PROBLEM STATEMENT:
No pictures belong in the copy; return exactly the lines from the one with "Recreate this image" through the one with "(945,104) rectangle (960,720);", both ends included, and nothing else.

INFORMATION SHOWN:
[start]
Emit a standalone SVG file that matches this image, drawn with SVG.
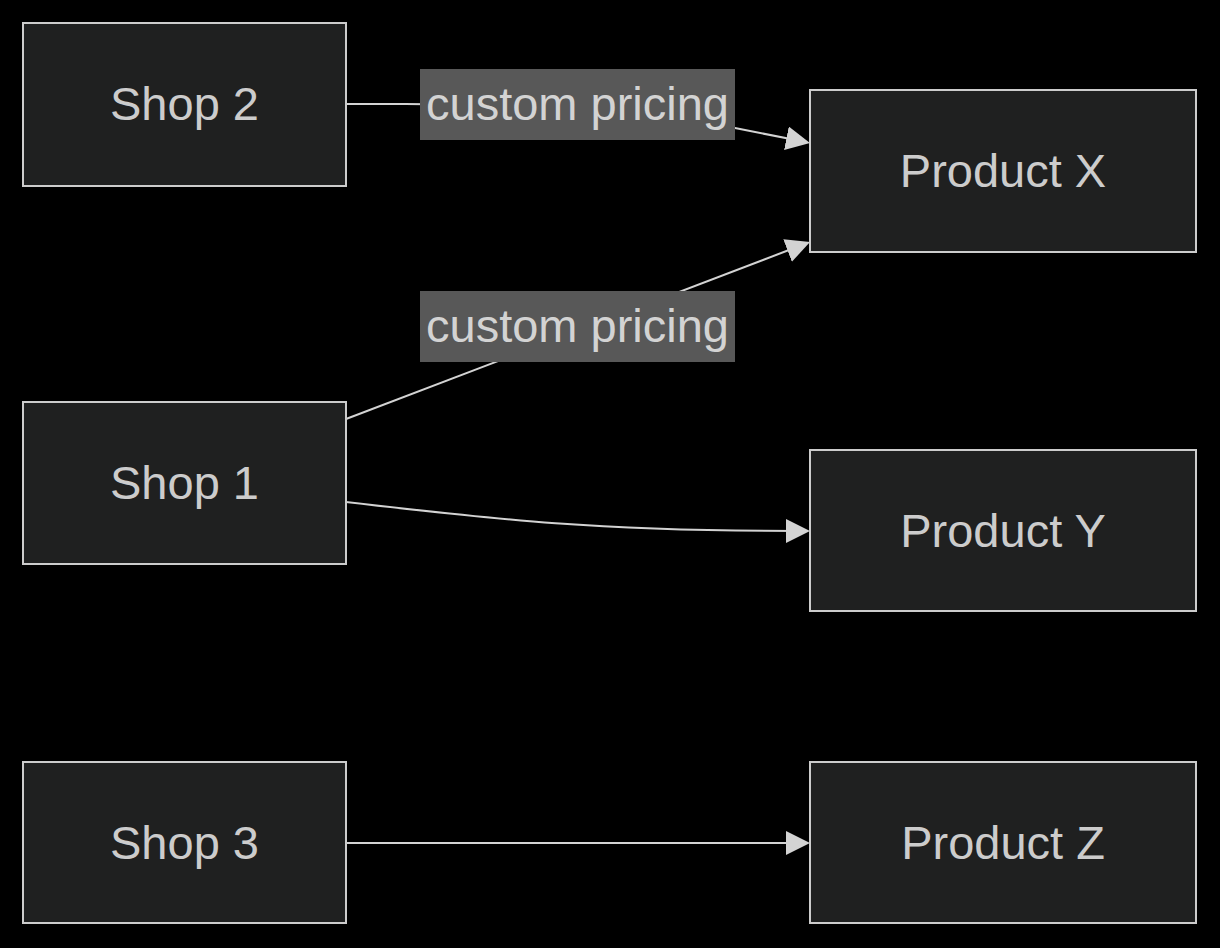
<svg xmlns="http://www.w3.org/2000/svg" width="1220" height="948" viewBox="0 0 1220 948">
<style>
.node rect{fill:#1f2020;stroke:#cccccc;stroke-width:2}
.node text{fill:#cccccc;font-family:"Liberation Sans",Arial,sans-serif;font-size:47px;text-anchor:middle}
.edge{fill:none;stroke:#d3d3d3;stroke-width:2}
.lbl rect{fill:#585858}
.lbl text{fill:#d3d3d3;font-family:"Liberation Sans",Arial,sans-serif;font-size:47px;text-anchor:middle}
</style>
<defs>
<marker id="arrow" markerUnits="userSpaceOnUse" markerWidth="24" markerHeight="24" viewBox="0 0 24 24" refX="12" refY="12" orient="auto">
<path d="M0,0 L24,12 L0,24 z" fill="#d3d3d3"/>
</marker>
</defs>
<rect width="1220" height="948" fill="#000"/>
<g id="connectors">
<path class="edge" d="M346,104 L405,104 C470,104 560,110 735,128 L798.2,140.6" marker-end="url(#arrow)"/>
<path class="edge" d="M346,419 L798.8,246.3" marker-end="url(#arrow)"/>
<path class="edge" d="M346,502 C500,520 600,531 798,531" marker-end="url(#arrow)"/>
<path class="edge" d="M346,843 L798,843" marker-end="url(#arrow)"/>
<g class="lbl">
<rect x="420" y="69" width="315" height="71"/>
<text x="577.5" y="120">custom pricing</text>
<rect x="420" y="291" width="315" height="71"/>
<text x="577.5" y="342">custom pricing</text>
</g>
</g>
<g id="shop2" class="node"><rect x="23" y="23" width="323" height="163"/><text x="184.5" y="120">Shop 2</text></g>
<g id="shop1" class="node"><rect x="23" y="402" width="323" height="162"/><text x="184.5" y="499">Shop 1</text></g>
<g id="shop3" class="node"><rect x="23" y="762" width="323" height="161"/><text x="184.5" y="859">Shop 3</text></g>
<g id="productX" class="node"><rect x="810" y="90" width="386" height="162"/><text x="1003" y="187">Product X</text></g>
<g id="productY" class="node"><rect x="810" y="450" width="386" height="161"/><text x="1003" y="547">Product Y</text></g>
<g id="productZ" class="node"><rect x="810" y="762" width="386" height="161"/><text x="1003" y="859">Product Z</text></g>
</svg>
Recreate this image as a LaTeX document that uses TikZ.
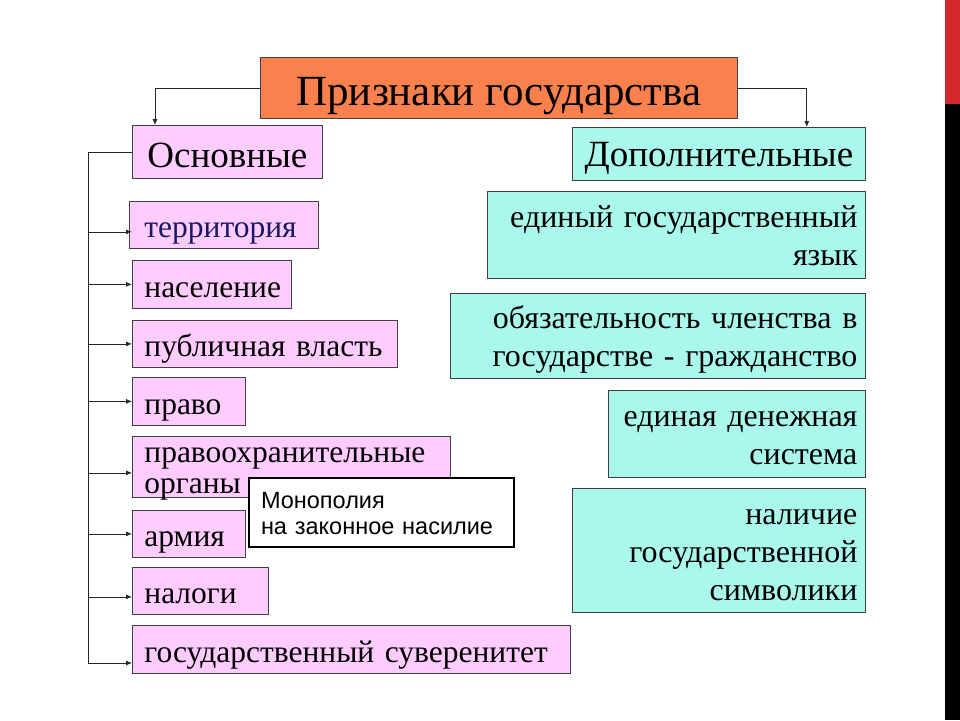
\documentclass[tikz,border=0pt]{standalone}
\usepackage{fontspec}
\setmainfont{Liberation Serif}
\setsansfont{Liberation Sans}
\usetikzlibrary{arrows.meta}
\definecolor{titleorange}{RGB}{250,128,78}
\definecolor{basicpink}{RGB}{255,204,255}
\definecolor{extracyan}{RGB}{170,247,236}
\definecolor{barred}{RGB}{210,40,46}
\definecolor{itemnavy}{RGB}{25,25,95}
\tikzset{box/.style={draw=black!75, line width=0.8pt, anchor=north west, inner ysep=0pt}}
\tikzset{basic/.style={box, fill=basicpink, inner xsep=12pt, align=left,
    text height=26pt, text depth=0pt, font=\fontsize{31.5}{31}\selectfont}}
\tikzset{extra/.style={box, fill=extracyan, inner xsep=8pt, align=right,
    text height=24pt, font=\fontsize{32}{38}\selectfont}}
\tikzset{link/.style={line width=0.8pt, color=black!85, -{Latex[length=6pt,width=5pt]}}}
\tikzset{trunk/.style={line width=0.8pt, color=black!85}}

\begin{document}
\begin{tikzpicture}[x=1pt, y=-1pt]
        \useasboundingbox (0,0) rectangle (960,720);
        \fill[barred] (945,0) rectangle (960,104);
        \fill[black] (945,104) rectangle (960,720);

        \node[box, fill=titleorange, minimum width=477pt, minimum height=61pt, text height=35pt,
        text depth=0pt, font=\fontsize{43}{46}\selectfont] (Nt) at (260, 57) {Признаки государства};
        \node[box, fill=basicpink, minimum width=190pt, minimum height=53pt, text height=31pt,
        text depth=0pt, font=\fontsize{37}{40}\selectfont] (Nm) at (132, 125) {Основные};
        \node[box, fill=extracyan, minimum width=293pt, minimum height=53pt, text height=25pt,
        text depth=0pt, font=\fontsize{37}{40}\selectfont] (Nx) at (572, 127) {Дополнительные};

        \node[basic, text width=159pt, inner xsep=15pt, minimum height=47pt, text=itemnavy] (N1) at (129, 201) {территория};
        \node[basic, text width=135pt, minimum height=48pt] (N2) at (132, 260) {население};
        \node[basic, text width=241pt, minimum height=47pt] (N3) at (132, 320) {публичная власть};
        \node[basic, text width=89pt, minimum height=48pt] (N4) at (132, 377) {право};
        \node[basic, text width=294pt, minimum height=61pt, text height=22pt, text depth=31pt] (N5) at (132, 436)
        {правоохранительные\\органы};
        \node[basic, text width=89pt, minimum height=47pt] (N6) at (132, 510) {армия};
        \node[basic, text width=112pt, minimum height=47pt] (N7) at (132, 567) {налоги};
        \node[basic, text width=414pt, minimum height=48pt] (N8) at (132, 625) {государственный суверенитет};

        \node[box, draw=black, line width=2pt, fill=white, text width=241pt, minimum height=69pt,
        inner xsep=12pt, align=left, text height=17pt, text depth=26pt,
        font=\sffamily\fontsize{23.5}{26}\selectfont] (Nmon) at (248, 477)
        {Монополия\\на законное насилие};

        \node[extra, text width=362pt, minimum height=87pt, text depth=38pt] (M1) at (487, 191)
        {единый государственный\\язык};
        \node[extra, text width=399pt, minimum height=85pt, text depth=38pt] (M2) at (450, 293)
        {обязательность членства в\\государстве - гражданство};
        \node[extra, text width=241pt, minimum height=87pt, text depth=38pt] (M3) at (608, 390)
        {единая денежная\\система};
        \node[extra, text width=277pt, minimum height=124pt, text depth=76pt] (M4) at (572, 488)
        {наличие\\государственной\\символики};

        \coordinate (Tr) at (88, 0);
        \coordinate (Te) at (88, 663);

        \draw [link] (Nt.west) -| ([xshift=23pt]Nm.north west);
        \draw [link] (Nt.east) -| ([xshift=-59pt]Nx.north east);

        \draw [trunk] (Nm.west) -- (Tr |- Nm.west) -- (Te);
        \draw [link] ([yshift=-7pt]Tr |- N1.west) -- ([yshift=-7pt]N1.west -| N2.west);
        \draw [link] (Tr |- N2.west) -- (N2.west);
        \draw [link] (Tr |- N3.west) -- (N3.west);
        \draw [link] (Tr |- N4.west) -- (N4.west);
        \draw [link] ([yshift=-6pt]Tr |- N5.west) -- ([yshift=-6pt]N5.west);
        \draw [link] (Tr |- N6.west) -- (N6.west);
        \draw [link] ([yshift=-6pt]Tr |- N7.west) -- ([yshift=-6pt]N7.west);
        \draw [link] (Te) -- (Te -| N8.west);

   \end{tikzpicture}
\end{document}
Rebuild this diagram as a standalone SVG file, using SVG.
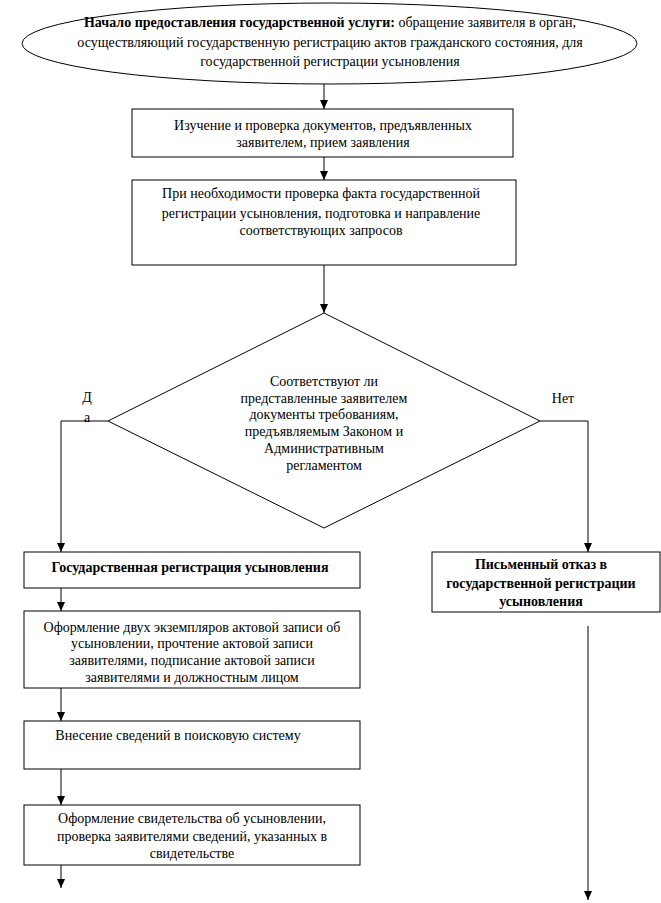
<svg xmlns="http://www.w3.org/2000/svg" width="661" height="903" viewBox="0 0 661 903">
<style>
.s{fill:#fff;stroke:#000;stroke-width:1}
.t{font-family:"Liberation Serif","Times New Roman",serif;font-size:14px;fill:#000;text-anchor:middle}
.b{font-weight:bold}
.c{fill:none;stroke:#000;stroke-width:1}
</style>
<defs>
<marker id="ah" markerWidth="9" markerHeight="8" refX="9" refY="4" orient="auto" markerUnits="userSpaceOnUse" viewBox="0 0 9 8">
<path d="M0,0 L9,4 L0,8 Z" fill="#000"/>
</marker>
</defs>
<rect width="661" height="903" fill="#fff"/>
<g id="connectors">
<line class="c" x1="324" y1="84" x2="324" y2="109" marker-end="url(#ah)"/>
<line class="c" x1="324" y1="157" x2="324" y2="180" marker-end="url(#ah)"/>
<line class="c" x1="324" y1="265" x2="324" y2="313" marker-end="url(#ah)"/>
<polyline class="c" points="108,421 61,421 61,552" marker-end="url(#ah)"/>
<polyline class="c" points="540,421 588,421 588,552" marker-end="url(#ah)"/>
<line class="c" x1="61" y1="588" x2="61" y2="611" marker-end="url(#ah)"/>
<line class="c" x1="61" y1="688" x2="61" y2="721" marker-end="url(#ah)"/>
<line class="c" x1="61" y1="769" x2="61" y2="805" marker-end="url(#ah)"/>
<line class="c" x1="61" y1="865" x2="61" y2="888" marker-end="url(#ah)"/>
<line class="c" x1="588" y1="626" x2="588" y2="900" marker-end="url(#ah)"/>
<text class="t" x="87" y="402">Д</text>
<text class="t" x="87" y="422">а</text>
<text class="t" x="563" y="403">Нет</text>
</g>
<g id="start">
<ellipse class="s" cx="329.5" cy="43.5" rx="307.5" ry="40.5"/>
<text class="t" x="330" y="27"><tspan class="b">Начало предоставления государственной услуги:</tspan> обращение заявителя в орган,</text>
<text class="t" x="330" y="47">осуществляющий государственную регистрацию актов гражданского состояния, для</text>
<text class="t" x="330" y="66">государственной регистрации усыновления</text>
</g>
<g id="check">
<rect class="s" x="132" y="109" width="381" height="48"/>
<text class="t" x="323" y="130">Изучение и проверка документов, предъявленных</text>
<text class="t" x="323" y="147">заявителем, прием заявления</text>
</g>
<g id="verify">
<rect class="s" x="132" y="180" width="384" height="85"/>
<text class="t" x="321" y="198">При необходимости проверка факта государственной</text>
<text class="t" x="321" y="218">регистрации усыновления, подготовка и направление</text>
<text class="t" x="321" y="235">соответствующих запросов</text>
</g>
<g id="decision">
<polygon class="s" points="324,313 540,421 324,528 108,421"/>
<text class="t" x="324" y="386">Соответствуют ли</text>
<text class="t" x="324" y="403">представленные заявителем</text>
<text class="t" x="324" y="419">документы требованиям,</text>
<text class="t" x="324" y="436">предъявляемым Законом и</text>
<text class="t" x="324" y="453">Административным</text>
<text class="t" x="324" y="470">регламентом</text>
</g>
<g id="registration">
<rect class="s" x="24" y="552" width="336" height="36"/>
<text class="t b" x="190" y="572">Государственная регистрация усыновления</text>
</g>
<g id="refusal">
<rect class="s" x="432" y="552" width="228" height="60"/>
<text class="t b" x="541" y="569">Письменный отказ в</text>
<text class="t b" x="541" y="588">государственной регистрации</text>
<text class="t b" x="541" y="606">усыновления</text>
</g>
<g id="record">
<rect class="s" x="24" y="611" width="336" height="77"/>
<text class="t" x="192" y="632">Оформление двух экземпляров актовой записи об</text>
<text class="t" x="192" y="648">усыновлении, прочтение актовой записи</text>
<text class="t" x="192" y="665">заявителями, подписание актовой записи</text>
<text class="t" x="192" y="682">заявителями и должностным лицом</text>
</g>
<g id="search">
<rect class="s" x="24" y="721" width="336" height="48"/>
<text class="t" x="178" y="740">Внесение сведений в поисковую систему</text>
</g>
<g id="certificate">
<rect class="s" x="24" y="805" width="336" height="60"/>
<text class="t" x="192" y="823">Оформление свидетельства об усыновлении,</text>
<text class="t" x="192" y="841">проверка заявителями сведений, указанных в</text>
<text class="t" x="192" y="858">свидетельстве</text>
</g>
</svg>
[end]
ANSWER TO THE EXERCISE:
Recreate this image as a LaTeX document that uses TikZ.
\documentclass[tikz,border=0pt]{standalone}
\usepackage{fontspec}
\setmainfont{Liberation Serif}
\setsansfont{Liberation Sans}
\usetikzlibrary{arrows.meta}
\definecolor{titleorange}{RGB}{250,128,78}
\definecolor{basicpink}{RGB}{255,204,255}
\definecolor{extracyan}{RGB}{170,247,236}
\definecolor{barred}{RGB}{210,40,46}
\definecolor{itemnavy}{RGB}{25,25,95}
\tikzset{box/.style={draw=black!75, line width=0.8pt, anchor=north west, inner ysep=0pt}}
\tikzset{basic/.style={box, fill=basicpink, inner xsep=12pt, align=left,
    text height=26pt, text depth=0pt, font=\fontsize{31.5}{31}\selectfont}}
\tikzset{extra/.style={box, fill=extracyan, inner xsep=8pt, align=right,
    text height=24pt, font=\fontsize{32}{38}\selectfont}}
\tikzset{link/.style={line width=0.8pt, color=black!85, -{Latex[length=6pt,width=5pt]}}}
\tikzset{trunk/.style={line width=0.8pt, color=black!85}}

\begin{document}
\begin{tikzpicture}[x=1pt, y=-1pt]
        \useasboundingbox (0,0) rectangle (960,720);
        \fill[barred] (945,0) rectangle (960,104);
        \fill[black] (945,104) rectangle (960,720);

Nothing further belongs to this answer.